Before I begin, I want to tell all of my friends in Japan that I have a great love for their country. I have not traveled much, but if I were to travel abroad, Japan would be my first choice. Plus, I have many friends in Kobe, Japan.
Japan is at the leading edge of the demographic wave where many developed countries have a shrinking population. But beyond that, Japan has high government budget deficits and a very high government debt. Consider this graph from Bill Gross’ latest missive:
Japan is in the awkward spot of having high government debt, though much is internally funded, and is still running high government budget deficits.
What a mess. I happened across a blog I had never seen before today, and it gave a simple formula for when government debts would tend to become unsustainable. It was analyzing Greece, but I looked at it and said to myself: “What about Japan?”
The main upshot of the equation in the article about Greece is that you don’t want the rate your government finances at to get above the rate of GDP growth. If so, your debt will increase as a fraction of GDP, even if your deficits drop to zero.
So, what about Japan? Can we say two lost decades?
(click to enlarge)
Oooch! 0.2%/yr average growth of nominal GDP?! That stinks. But here is what is worse. The Japanese government finances itself at an average rate of 0.6%. The debt is walking backward on them unless GDP growth improves. No wonder S&P has put Japan on negative outlook.
Japanese interest rates could rise. Like the US. Japan has an average debt maturity around 5.5 years. Unlike the US, 23% of its debt reprices every year, which makes them more vulnerable to a run on their creditworthiness.

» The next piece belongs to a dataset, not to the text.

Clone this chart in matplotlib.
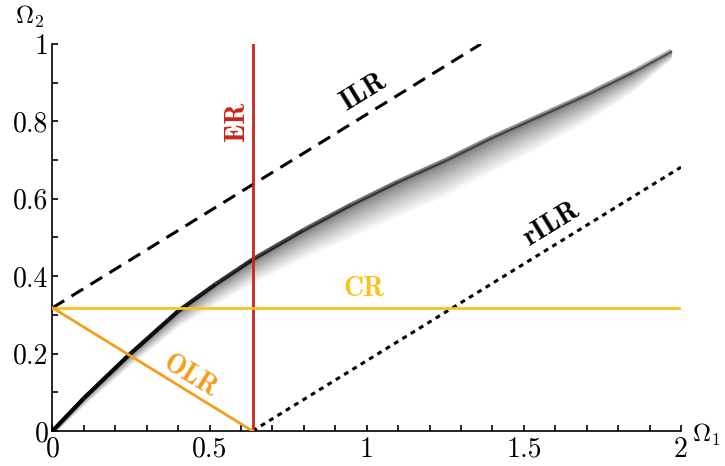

Here are three more links on the Pimco piece, before I move on:
- An eye-catching quote…
- “UK gilts resting on a bed of nitroglycerine”
- Gross on Gilts: ‘On a Bed of Nitroglycerine’
We can think of central banks as equivalent to a margin desk inside an investment bank in the present situation. Though I can’t find the data on the web, what I remember from the scandal at Salomon Brothers that led Buffett to take control, there was a brief loss of confidence that led the investment banks margin desk to raise the internal borrowing rate by 3-4% or so. Within a day or so, the trades expected to be less profitable of Salomon were liquidated, and Salomon had more than enough liquidity to meet demands.
But this is the opposite situation: what if the margin desk were to drop the internal lending rate to near zero? Risk control would be hard to do. Lines of business and people get used to used to cheap financing fast. If it were just one firm that had the cheap finance, say, they sold a huge batch of structured notes to some unaware parties, it would be one thing, because after the easy money was used up, the margin rate would revert to normal, and so would business activities.
But let’s expand the paradigm, and think of the Central Bank as a margin desk for the nation as a whole. Pre-2008, before the Fed moved to less orthodox money market policies, this would have been a more difficult claim to make, but the claim could still be made.
Pre-2008, the Fed controlled only the short end of the yield curve, which, with time, is a pretty powerful tool for making the economy rise and fall. Short, high-quality interest rates move virtually in tandem with the Fed funds rate, but during good times, with the Fed funds rate falling, economic players seek to clip interest spreads off of longer and lower quality fixed claims, causing their interest rates to fall as well, with an uncertain timing, but it eventually happens.
And when Fed funds are rising, the opposite happens — funding rates for those clipping interest spreads rise, and the expectation of further rises gets built in, leading some to exit their trades into longer and riskier debts, which makes those yields rise as well, with uncertain timing, but eventually it happens.
I like to say that every tightening cycle ends with a crisis.